• _DESCRIPTION OF THE TASK_
Reproduce, word for word, the span of lines starting at the line holding "Emit a Python" and ending at the line holding "fig.add_artist(Line2D([1113 / W, 1113". Omit every picture.

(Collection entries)

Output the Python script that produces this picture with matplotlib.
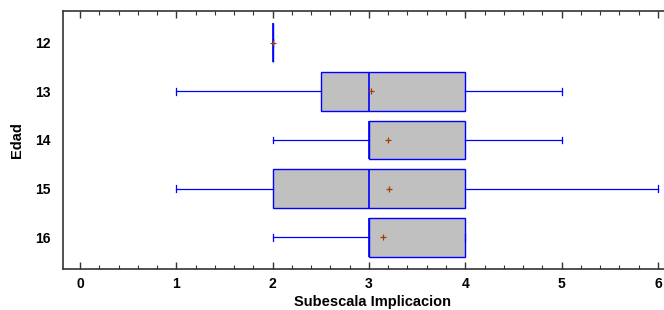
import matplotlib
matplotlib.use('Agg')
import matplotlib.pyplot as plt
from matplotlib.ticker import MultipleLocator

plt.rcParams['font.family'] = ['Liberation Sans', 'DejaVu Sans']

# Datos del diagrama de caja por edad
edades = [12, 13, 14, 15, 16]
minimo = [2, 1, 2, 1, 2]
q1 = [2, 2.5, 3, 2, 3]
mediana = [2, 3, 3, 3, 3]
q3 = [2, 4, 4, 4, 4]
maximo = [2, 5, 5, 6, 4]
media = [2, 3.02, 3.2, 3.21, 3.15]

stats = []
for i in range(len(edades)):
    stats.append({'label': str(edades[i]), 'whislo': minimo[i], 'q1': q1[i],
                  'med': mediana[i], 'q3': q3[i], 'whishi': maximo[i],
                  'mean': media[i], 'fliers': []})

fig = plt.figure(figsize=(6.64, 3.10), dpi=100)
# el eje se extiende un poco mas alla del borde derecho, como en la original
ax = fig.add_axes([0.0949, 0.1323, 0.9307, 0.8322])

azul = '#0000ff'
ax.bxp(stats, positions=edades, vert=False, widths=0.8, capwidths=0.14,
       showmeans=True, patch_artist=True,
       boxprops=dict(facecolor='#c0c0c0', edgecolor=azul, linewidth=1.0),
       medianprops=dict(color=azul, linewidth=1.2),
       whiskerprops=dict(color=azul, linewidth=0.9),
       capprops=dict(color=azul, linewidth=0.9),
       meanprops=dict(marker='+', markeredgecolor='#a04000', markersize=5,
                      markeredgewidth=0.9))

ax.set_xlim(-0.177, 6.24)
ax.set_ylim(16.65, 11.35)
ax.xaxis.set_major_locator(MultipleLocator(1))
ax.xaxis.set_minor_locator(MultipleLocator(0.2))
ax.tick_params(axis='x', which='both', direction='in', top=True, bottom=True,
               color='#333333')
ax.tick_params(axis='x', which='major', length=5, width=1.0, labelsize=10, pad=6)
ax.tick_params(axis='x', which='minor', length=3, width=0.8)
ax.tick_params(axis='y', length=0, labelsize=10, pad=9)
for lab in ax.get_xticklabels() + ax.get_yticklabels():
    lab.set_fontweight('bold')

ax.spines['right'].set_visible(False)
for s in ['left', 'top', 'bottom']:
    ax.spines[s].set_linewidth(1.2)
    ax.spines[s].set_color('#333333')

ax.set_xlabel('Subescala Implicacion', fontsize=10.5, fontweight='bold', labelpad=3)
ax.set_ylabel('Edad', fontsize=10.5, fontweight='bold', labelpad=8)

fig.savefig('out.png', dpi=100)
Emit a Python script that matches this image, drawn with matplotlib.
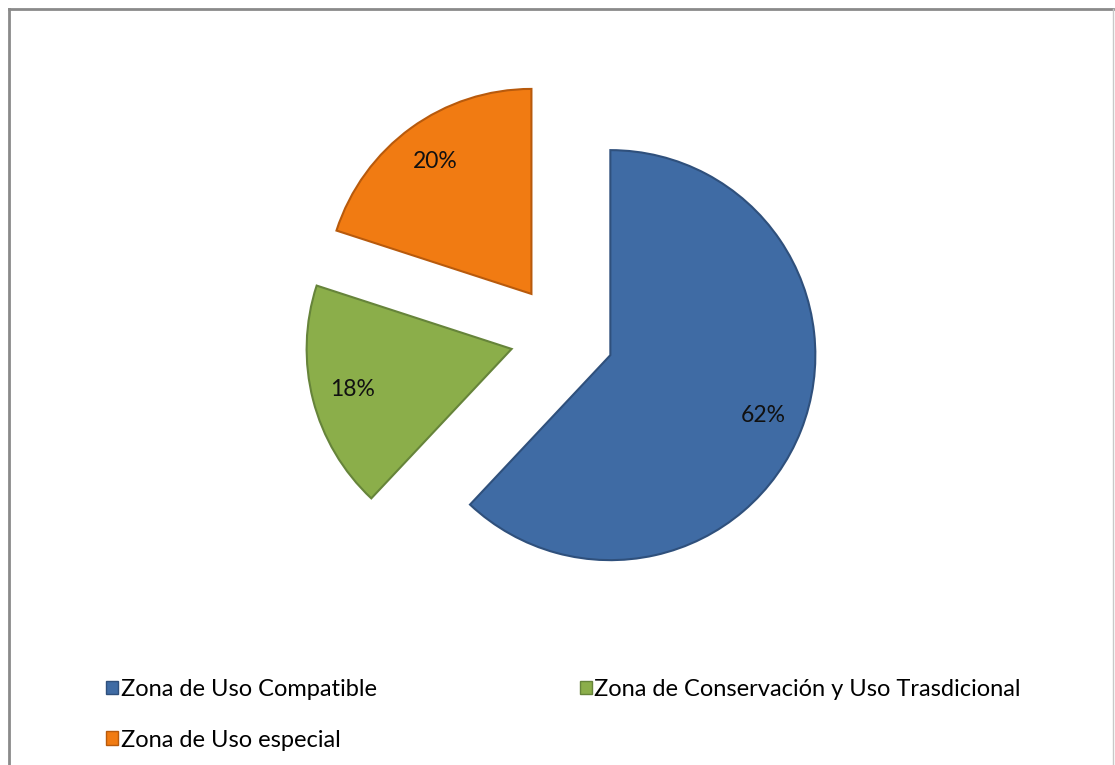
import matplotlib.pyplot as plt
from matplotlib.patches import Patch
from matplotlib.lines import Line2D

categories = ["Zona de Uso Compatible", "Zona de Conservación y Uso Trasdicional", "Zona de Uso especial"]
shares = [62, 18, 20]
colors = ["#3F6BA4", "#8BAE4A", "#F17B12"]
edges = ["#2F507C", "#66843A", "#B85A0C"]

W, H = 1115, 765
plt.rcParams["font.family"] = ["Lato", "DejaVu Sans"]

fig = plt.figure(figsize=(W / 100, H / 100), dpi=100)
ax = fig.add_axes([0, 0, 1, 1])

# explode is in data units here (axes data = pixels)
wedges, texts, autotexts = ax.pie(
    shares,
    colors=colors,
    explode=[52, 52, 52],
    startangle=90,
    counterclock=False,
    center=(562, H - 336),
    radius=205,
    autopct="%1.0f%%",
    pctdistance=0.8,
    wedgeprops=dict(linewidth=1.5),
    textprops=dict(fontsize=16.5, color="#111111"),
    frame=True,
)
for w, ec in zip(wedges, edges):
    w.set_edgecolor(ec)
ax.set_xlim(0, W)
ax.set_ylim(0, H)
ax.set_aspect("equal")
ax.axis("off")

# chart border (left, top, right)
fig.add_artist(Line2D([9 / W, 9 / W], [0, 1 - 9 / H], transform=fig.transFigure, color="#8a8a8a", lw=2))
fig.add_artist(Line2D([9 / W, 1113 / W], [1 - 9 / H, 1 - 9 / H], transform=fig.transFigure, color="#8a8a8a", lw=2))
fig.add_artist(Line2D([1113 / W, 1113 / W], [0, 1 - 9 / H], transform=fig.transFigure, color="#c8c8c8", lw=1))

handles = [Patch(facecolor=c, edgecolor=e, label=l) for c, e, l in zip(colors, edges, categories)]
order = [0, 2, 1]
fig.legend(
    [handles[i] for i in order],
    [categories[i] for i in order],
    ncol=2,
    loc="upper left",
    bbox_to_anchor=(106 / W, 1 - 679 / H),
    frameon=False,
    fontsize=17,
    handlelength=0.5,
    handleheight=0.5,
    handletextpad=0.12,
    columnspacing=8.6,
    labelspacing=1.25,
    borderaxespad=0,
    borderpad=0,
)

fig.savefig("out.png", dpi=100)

• _TASK ANSWER_
Emit a Python script that matches this image, drawn with matplotlib.
import matplotlib.pyplot as plt
from matplotlib.patches import Patch
from matplotlib.lines import Line2D

categories = ["Zona de Uso Compatible", "Zona de Conservación y Uso Trasdicional", "Zona de Uso especial"]
shares = [62, 18, 20]
colors = ["#3F6BA4", "#8BAE4A", "#F17B12"]
edges = ["#2F507C", "#66843A", "#B85A0C"]

W, H = 1115, 765
plt.rcParams["font.family"] = ["Lato", "DejaVu Sans"]

fig = plt.figure(figsize=(W / 100, H / 100), dpi=100)
ax = fig.add_axes([0, 0, 1, 1])

# explode is in data units here (axes data = pixels)
wedges, texts, autotexts = ax.pie(
    shares,
    colors=colors,
    explode=[52, 52, 52],
    startangle=90,
    counterclock=False,
    center=(562, H - 336),
    radius=205,
    autopct="%1.0f%%",
    pctdistance=0.8,
    wedgeprops=dict(linewidth=1.5),
    textprops=dict(fontsize=16.5, color="#111111"),
    frame=True,
)
for w, ec in zip(wedges, edges):
    w.set_edgecolor(ec)
ax.set_xlim(0, W)
ax.set_ylim(0, H)
ax.set_aspect("equal")
ax.axis("off")

# chart border (left, top, right)
fig.add_artist(Line2D([9 / W, 9 / W], [0, 1 - 9 / H], transform=fig.transFigure, color="#8a8a8a", lw=2))
fig.add_artist(Line2D([9 / W, 1113 / W], [1 - 9 / H, 1 - 9 / H], transform=fig.transFigure, color="#8a8a8a", lw=2))
fig.add_artist(Line2D([1113 / W, 1113 / W], [0, 1 - 9 / H], transform=fig.transFigure, color="#c8c8c8", lw=1))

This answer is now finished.